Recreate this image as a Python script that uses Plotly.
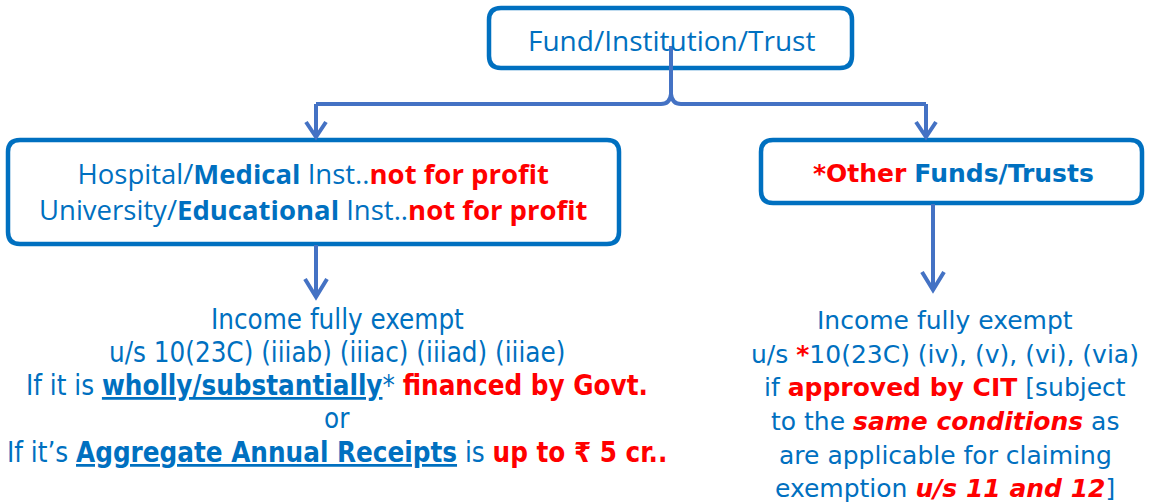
import plotly.graph_objects as go

BLUE = "#0070C0"
RED = "#FF0000"
LINE = "#4472C4"

def r(t):
    return f"<span style='color:{RED}'><b>{t}</b></span>"

# Node texts
top_label = ["Fund/Institution/Trust"]
left_box_lines = [
    "Hospital/<b>Medical</b> Inst.." + r("not for profit"),
    "University/<b>Educational</b> Inst.." + r("not for profit"),
]
right_box_lines = [r("*Other") + " <b>Funds/Trusts</b>"]
left_lines = [
    "Income fully exempt",
    "u/s 10(23C) (iiiab) (iiiac) (iiiad) (iiiae)",
    "If it is <b><u>wholly/substantially</u></b>* " + r("financed by Govt."),
    "or",
    "If it’s <b><u>Aggregate Annual Receipts</u></b> is " + r("up to ₹ 5 cr.."),
]
right_lines = [
    "Income fully exempt",
    "u/s " + r("*") + "10(23C) (iv), (v), (vi), (via)",
    "if " + r("approved by CIT") + " [subject",
    "to the " + r("<i>same conditions</i>") + " as",
    "are applicable for claiming",
    "exemption " + r("<i>u/s 11 and 12</i>") + "]",
]

# Layout geometry (pixel space)
boxes = {  # x0, y0, x1, y1
    "top": (489, 8, 852, 68),
    "left": (8, 140, 619, 244),
    "right": (761, 140, 1142, 203),
}
left_line_y = [319, 352, 385, 418, 452]
right_line_y = [320, 354, 387, 421, 455, 488]

fig = go.Figure()

def rounded(x0, y0, x1, y1, rad=12):
    return (f"M{x0+rad},{y0} L{x1-rad},{y0} Q{x1},{y0} {x1},{y0+rad} "
            f"L{x1},{y1-rad} Q{x1},{y1} {x1-rad},{y1} L{x0+rad},{y1} "
            f"Q{x0},{y1} {x0},{y1-rad} L{x0},{y0+rad} Q{x0},{y0} {x0+rad},{y0} Z")

shapes = []
for k, (x0, y0, x1, y1) in boxes.items():
    shapes.append(dict(type="path", path=rounded(x0, y0, x1, y1),
                       line=dict(color=BLUE, width=4.5), fillcolor="white", layer="below"))

# connectors
cx = 671
bl, br = 316, 926
by = 104
shapes.append(dict(type="path", path=f"M{cx},46 L{cx},94", line=dict(color=LINE, width=4)))
shapes.append(dict(type="path",
                   path=f"M{bl},{by} L{cx-10},{by} Q{cx-1},{by} {cx},{by-10} Q{cx+1},{by} {cx+10},{by} L{br},{by}",
                   line=dict(color=LINE, width=4)))

def arrow(x, y0, y1, hw=10, hh=15):
    shapes.append(dict(type="path", path=f"M{x},{y0} L{x},{y1-1}", line=dict(color=LINE, width=4)))
    shapes.append(dict(type="path", path=f"M{x-hw},{y1-hh} L{x},{y1} L{x+hw},{y1-hh}",
                       line=dict(color=LINE, width=4)))

arrow(bl, by, 137)
arrow(br, by, 137)
arrow(316, 245, 297, hw=11, hh=18)
arrow(933, 204, 290, hw=11, hh=18)

annotations = []
def txt(x, y, s, size, family):
    annotations.append(dict(x=x, y=y, xref="x", yref="y", text=s, showarrow=False,
                            xanchor="center", yanchor="middle",
                            font=dict(size=size, color=BLUE, family=family)))

txt(671, 40, top_label[0], 28, "Open Sans")
txt(313, 191, "<br>".join(left_box_lines), 27.5, "Open Sans")
txt(953, 173, right_box_lines[0], 25, "DejaVu Sans")
for s, y in zip(left_lines, left_line_y):
    txt(337, y, s, 27.5, "DejaVu Sans Condensed, Open Sans")
for s, y in zip(right_lines, right_line_y):
    txt(945, y, s, 25, "DejaVu Sans")

fig.update_layout(
    width=1149, height=502, margin=dict(l=0, r=0, t=0, b=0),
    plot_bgcolor="white", paper_bgcolor="white",
    xaxis=dict(range=[0, 1149], visible=False, fixedrange=True),
    yaxis=dict(range=[502, 0], visible=False, fixedrange=True),
    shapes=shapes, annotations=annotations, showlegend=False,
)
fig.write_html("out.html", config={"displayModeBar": False},
               post_script="document.body.style.margin='0';document.body.style.overflow='hidden';")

== Problem description ==
Leaving the pictures aside, transcribe the entire listing exactly.

== Answer to the exercise ==
Recreate this image as a Python script that uses Plotly.
import plotly.graph_objects as go

BLUE = "#0070C0"
RED = "#FF0000"
LINE = "#4472C4"

def r(t):
    return f"<span style='color:{RED}'><b>{t}</b></span>"

# Node texts
top_label = ["Fund/Institution/Trust"]
left_box_lines = [
    "Hospital/<b>Medical</b> Inst.." + r("not for profit"),
    "University/<b>Educational</b> Inst.." + r("not for profit"),
]
right_box_lines = [r("*Other") + " <b>Funds/Trusts</b>"]
left_lines = [
    "Income fully exempt",
    "u/s 10(23C) (iiiab) (iiiac) (iiiad) (iiiae)",
    "If it is <b><u>wholly/substantially</u></b>* " + r("financed by Govt."),
    "or",
    "If it’s <b><u>Aggregate Annual Receipts</u></b> is " + r("up to ₹ 5 cr.."),
]
right_lines = [
    "Income fully exempt",
    "u/s " + r("*") + "10(23C) (iv), (v), (vi), (via)",
    "if " + r("approved by CIT") + " [subject",
    "to the " + r("<i>same conditions</i>") + " as",
    "are applicable for claiming",
    "exemption " + r("<i>u/s 11 and 12</i>") + "]",
]

# Layout geometry (pixel space)
boxes = {  # x0, y0, x1, y1
    "top": (489, 8, 852, 68),
    "left": (8, 140, 619, 244),
    "right": (761, 140, 1142, 203),
}
left_line_y = [319, 352, 385, 418, 452]
right_line_y = [320, 354, 387, 421, 455, 488]

fig = go.Figure()

def rounded(x0, y0, x1, y1, rad=12):
    return (f"M{x0+rad},{y0} L{x1-rad},{y0} Q{x1},{y0} {x1},{y0+rad} "
            f"L{x1},{y1-rad} Q{x1},{y1} {x1-rad},{y1} L{x0+rad},{y1} "
            f"Q{x0},{y1} {x0},{y1-rad} L{x0},{y0+rad} Q{x0},{y0} {x0+rad},{y0} Z")

shapes = []
for k, (x0, y0, x1, y1) in boxes.items():
    shapes.append(dict(type="path", path=rounded(x0, y0, x1, y1),
                       line=dict(color=BLUE, width=4.5), fillcolor="white", layer="below"))

# connectors
cx = 671
bl, br = 316, 926
by = 104
shapes.append(dict(type="path", path=f"M{cx},46 L{cx},94", line=dict(color=LINE, width=4)))
shapes.append(dict(type="path",
                   path=f"M{bl},{by} L{cx-10},{by} Q{cx-1},{by} {cx},{by-10} Q{cx+1},{by} {cx+10},{by} L{br},{by}",
                   line=dict(color=LINE, width=4)))

def arrow(x, y0, y1, hw=10, hh=15):
    shapes.append(dict(type="path", path=f"M{x},{y0} L{x},{y1-1}", line=dict(color=LINE, width=4)))
    shapes.append(dict(type="path", path=f"M{x-hw},{y1-hh} L{x},{y1} L{x+hw},{y1-hh}",
                       line=dict(color=LINE, width=4)))

arrow(bl, by, 137)
arrow(br, by, 137)
arrow(316, 245, 297, hw=11, hh=18)
arrow(933, 204, 290, hw=11, hh=18)

annotations = []
def txt(x, y, s, size, family):
    annotations.append(dict(x=x, y=y, xref="x", yref="y", text=s, showarrow=False,
                            xanchor="center", yanchor="middle",
                            font=dict(size=size, color=BLUE, family=family)))

txt(671, 40, top_label[0], 28, "Open Sans")
txt(313, 191, "<br>".join(left_box_lines), 27.5, "Open Sans")
txt(953, 173, right_box_lines[0], 25, "DejaVu Sans")
for s, y in zip(left_lines, left_line_y):
    txt(337, y, s, 27.5, "DejaVu Sans Condensed, Open Sans")
for s, y in zip(right_lines, right_line_y):
    txt(945, y, s, 25, "DejaVu Sans")

fig.update_layout(
    width=1149, height=502, margin=dict(l=0, r=0, t=0, b=0),
    plot_bgcolor="white", paper_bgcolor="white",
    xaxis=dict(range=[0, 1149], visible=False, fixedrange=True),
    yaxis=dict(range=[502, 0], visible=False, fixedrange=True),
    shapes=shapes, annotations=annotations, showlegend=False,
)
fig.write_html("out.html", config={"displayModeBar": False},
               post_script="document.body.style.margin='0';document.body.style.overflow='hidden';")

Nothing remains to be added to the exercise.